With me - he is usually the first. What can I say? The kid loves me - in a crazy way. He can't get enough of the hand holding, snuggling, hugging, etc. He is a bit territorial with my affection - when The Hub and I demonstrate a public display of affection, Mr. Z comes running and forcefully inserts himself in the middle of the parental embrace.
In fact, last night Mr. Z was around the corner from where we were snuggling on the sectional. Yelling "I hear hugging!" he ran around the corner and joined us as a third spoon.
Sometimes it is a bit over the top but 99% of the time it melts my heart. Tonight while I was tucking him into bed he gave me a big smooch on the lips and I asked:
"Are you ever going to be too old to kiss me goodnight?"

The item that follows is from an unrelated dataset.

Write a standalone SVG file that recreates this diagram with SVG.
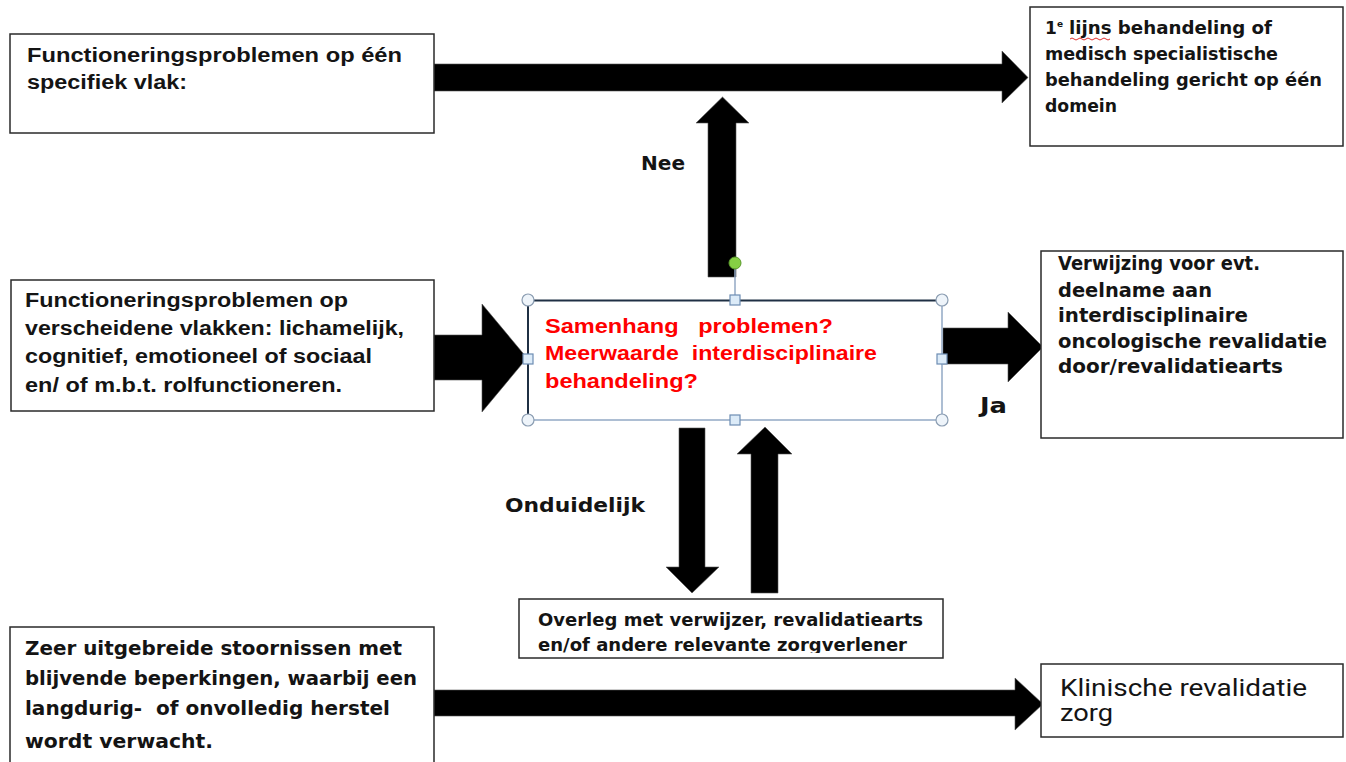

He gave me a tight squeeze while he answered.
"Well - maybe when I am 12...no 15...no 16, 17, 18 or 19 or 20.... Okay - how about 25??? But I am not going to worry about that now because it is a REALLY long time away."
But remember - the boy can also be incredibly insensitive.
Yesterday was Father's Day. As we sat down to dinner I asked the kids to go around the table and tell The Hub their favorite thing about him.
Mr. Z took the lead:
"Ok - me first. The very best thing about Dad is that he is really good at grilling meat. And NOW I will tell you the worst thing about him...."
So there it is, the Yin and Yang of a complicated boy.
And in case anyone is wondering - the worst thing about The Hub - (according to Mr. Z) is that he sometimes yells.
And thank goodness for that because Heaven knows that I can not be the only one doing the yelling around here.